“Back at the beginning of 2019, we were having discussions about the principles of design at Neptune,” explains product development lead Amy. “What’s our approach to decorating, from the product ranges right through to our store design? We’re not followers of fashion, instead we want our pieces to stay in families for generations, so what will inspire us and our customers in 2020 and beyond?”
As the team explored ideas, one quickly became very clear. The Belgian aesthetic, with its use of contrasting colour, natural light, a curated palette and delicate balances within a room, all resonated with Neptune’s vision for timeless comfort, quality and style.
It called for some deeper research. The design team spent weeks getting to the heart of what makes Belgian interior design so alluring – from the quiet dignity of the colours to the subtle sophistication of the materials and the overlying air of familiarity and homeliness. And gradually a collection began to emerge.
“It was important to think about how the principles of Belgian design can be interpreted into British homes,” says Amy. “In fact, Belgian, French and English design have all influenced each other, and the cool northern light we share has affected our approach to colour tones in a similar way.”
To turn all this into the spring 2020 collection’s palette, the team first turned to an existing colour in the Neptune paint library, Grey Oak: a putty shade with subtle pink undertones. Old Chalk was another choice, “and when we started to introduce natural woods and neutral linens into the scheme, it really told the Belgian story,” adds Amy. But in the end, it was a new shade, Saffron, a sophisticated yellow, that took centre stage as a perfect foil to the Belgian palette – a burst of energy in a quiet scheme.
Linen too, was an important element. Most of the world’s supply of flax, which is used to make linen, is produced in Belgium and France, and the hardwearing and beautifully draping fabric is a cornerstone of this pared-back yet warm look. The new collection features upholstery and curtain-weight linens in earthy neutral tones, the softly crumpling Ardel bedspread and Edith bedlinen, raw-edged linen cushions and, in a new development, textural ‘linen’ wallpapers.
Belgian and British farmhouses alike were also a source of ideas, especially for furniture. The new farmhouse table with its end drawers, Moreton, was inspired by the solid-yet-elegant shapes of country kitchen tables the team spotted in both countries. While Wycombe, a rush weave chair, is a nod to the down-to-earth Arts & Crafts design movement, made all the more practical because there’s a variation that folds neatly away.
Contrast is a key component of the Belgium story, and so it was important to factor in touches of grounding black against the gentle neutral palette. Cue the elegantly-tapered legs of the Coniston occasional table collection, which add just enough black to a room scheme without ever overpowering it.
Simple, hand-crafted accessories then followed through the team’s commitment to the minimalist-but-warm vision. “We worked with a Sussex-based ceramicist to produce a new collection of pottery called Bayham,” says Amy. “The matt glazes and organic shapes mean the pots feel pared-back but beautiful. And while they look delicate and precious, because they’re stoneware, they’re actually very robust.”

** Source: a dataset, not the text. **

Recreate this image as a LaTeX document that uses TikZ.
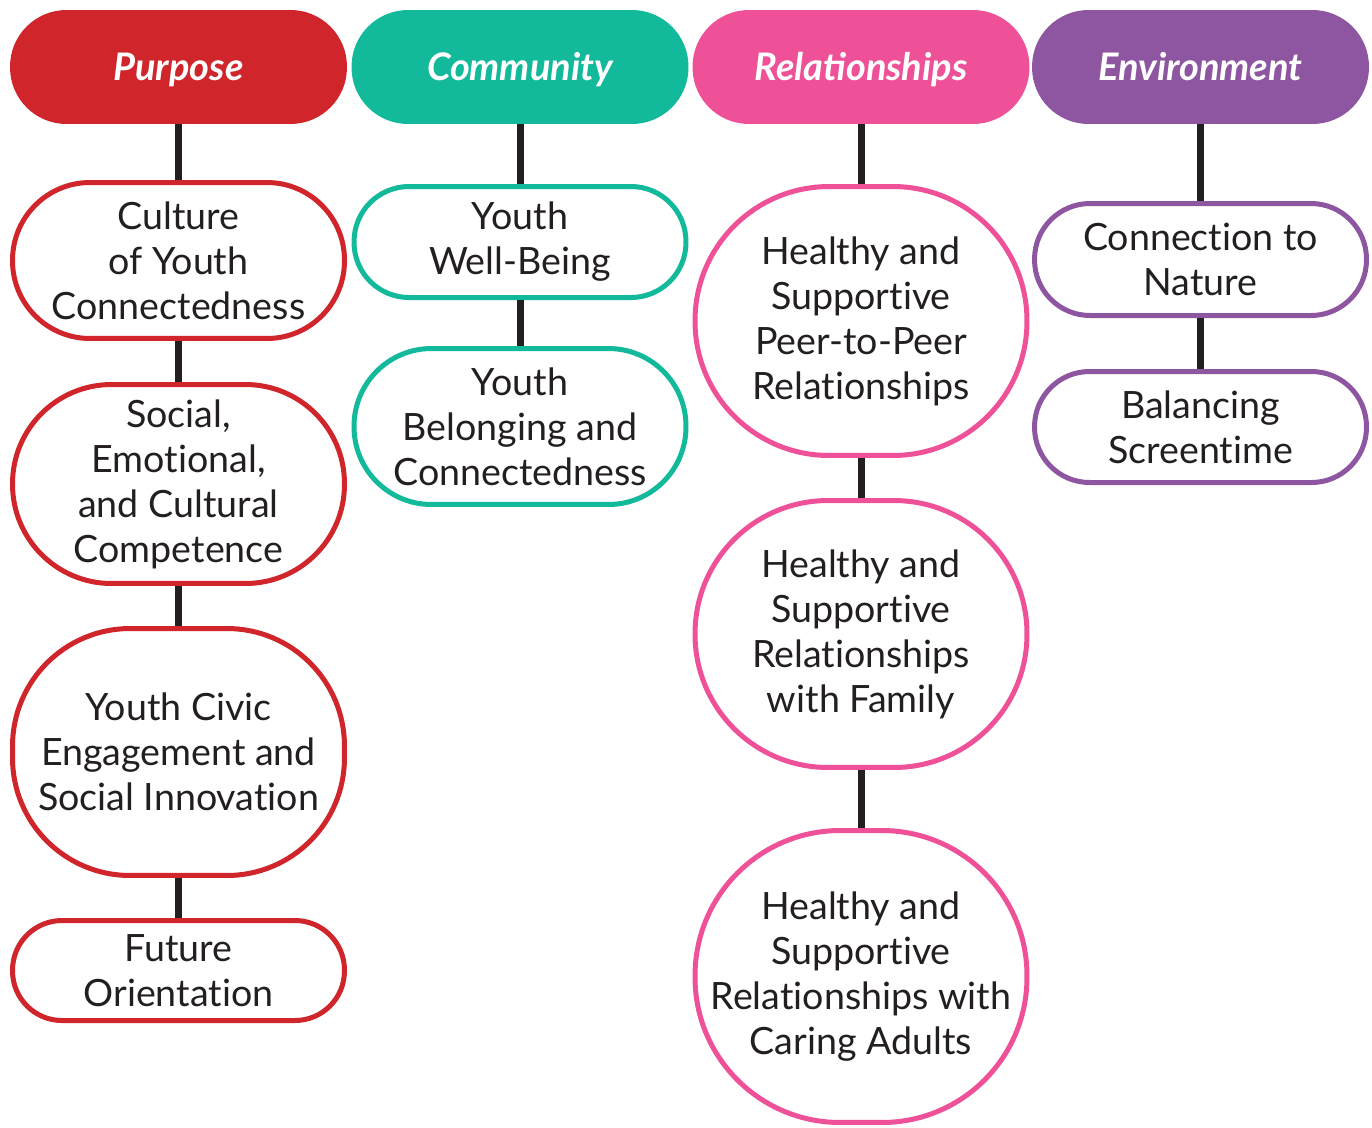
\documentclass[tikz,border=0pt]{standalone}
\usepackage{fontspec}
\setmainfont{Lato}[Ligatures=NoCommon]
\newfontfamily\headfont{Lato}
\definecolor{cred}{HTML}{D0252B}
\definecolor{cteal}{HTML}{13B99B}
\definecolor{cpink}{HTML}{EE5197}
\definecolor{cpurple}{HTML}{8E55A0}
\definecolor{ink}{HTML}{231F20}
\tikzset{
  head/.style={rectangle, fill=#1, text=white, minimum width=6.74cm, minimum height=2.28cm,
    rounded corners=1.13cm, inner sep=0pt, text height=0.54cm, text depth=0pt,
    font=\headfont\fontsize{21.6}{25}\selectfont\bfseries\itshape},
  item/.style={rectangle, draw=#1, fill=white, line width=0.1cm, text=ink,
    minimum width=6.64cm, inner sep=0pt, align=center,
    font=\fontsize{21.4}{25.6}\selectfont},
  conn/.style={draw=ink, line width=0.14cm},
}
\begin{document}
\begin{tikzpicture}[x=0.02cm,y=-0.02cm]
\useasboundingbox (0,0) rectangle (1372,1127);
% headers
\node[head=cred] (hP) at (178.5,67) {Purpose};
\node[head=cteal] (hC) at (520,67) {Community};
\node[head=cpink] (hR) at (861,67) {Relationships};
\node[head=cpurple] (hE) at (1200.5,67) {Environment};
% Purpose
\node[item=cred, minimum height=3.12cm, rounded corners=1.55cm] (p1) at (178.5,260.5) {Culture\\of Youth\\Connectedness};
\node[item=cred, minimum height=3.98cm, rounded corners=1.98cm] (p2) at (178.5,484) {Social,\\Emotional,\\and Cultural\\Competence};
\node[item=cred, minimum height=4.94cm, rounded corners=2.35cm] (p3) at (178.5,752) {Youth Civic\\Engagement and\\Social Innovation};
\node[item=cred, minimum height=2.0cm, rounded corners=0.99cm] (p4) at (178.5,970.5) {Future\\Orientation};
% Community
\node[item=cteal, minimum height=2.22cm, rounded corners=1.1cm] (c1) at (520,242) {Youth\\Well-Being};
\node[item=cteal, minimum height=3.12cm, rounded corners=1.55cm] (c2) at (520,426.5) {Youth\\Belonging and\\Connectedness};
% Relationships
\node[item=cpink, minimum height=5.38cm, rounded corners=2.68cm] (r1) at (861,321) {Healthy and\\Supportive\\Peer-to-Peer\\Relationships};
\node[item=cpink, minimum height=5.34cm, rounded corners=2.66cm] (r2) at (861,634) {Healthy and\\Supportive\\Relationships\\with Family};
\node[item=cpink, minimum height=5.84cm, rounded corners=2.9cm] (r3) at (861,976.5) {Healthy and\\Supportive\\Relationships with\\Caring Adults};
% Environment
\node[item=cpurple, minimum height=2.24cm, rounded corners=1.11cm] (e1) at (1200.5,259.5) {Connection to\\Nature};
\node[item=cpurple, minimum height=2.22cm, rounded corners=1.1cm] (e2) at (1200.5,427) {Balancing\\Screentime};
% connectors
\draw[conn] (hP.south) -- (p1.north);
\draw[conn] (p1.south) -- (p2.north);
\draw[conn] (p2.south) -- (p3.north);
\draw[conn] (p3.south) -- (p4.north);
\draw[conn] (hC.south) -- (c1.north);
\draw[conn] (c1.south) -- (c2.north);
\draw[conn] (hR.south) -- (r1.north);
\draw[conn] (r1.south) -- (r2.north);
\draw[conn] (r2.south) -- (r3.north);
\draw[conn] (hE.south) -- (e1.north);
\draw[conn] (e1.south) -- (e2.north);
\end{tikzpicture}
\end{document}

So a journey that started around the Neptune design table has travelled far and wide, working with local craftspeople and gathering inspiration from Belgian farmhouses and the flax mills of Ghent and beyond. It’s a vision that’s rooted in Neptune’s design philosophy; taking its cues from traditional design, exploring how materials and engineering can be improved and creating an enduringly beautiful and relaxing look for your home.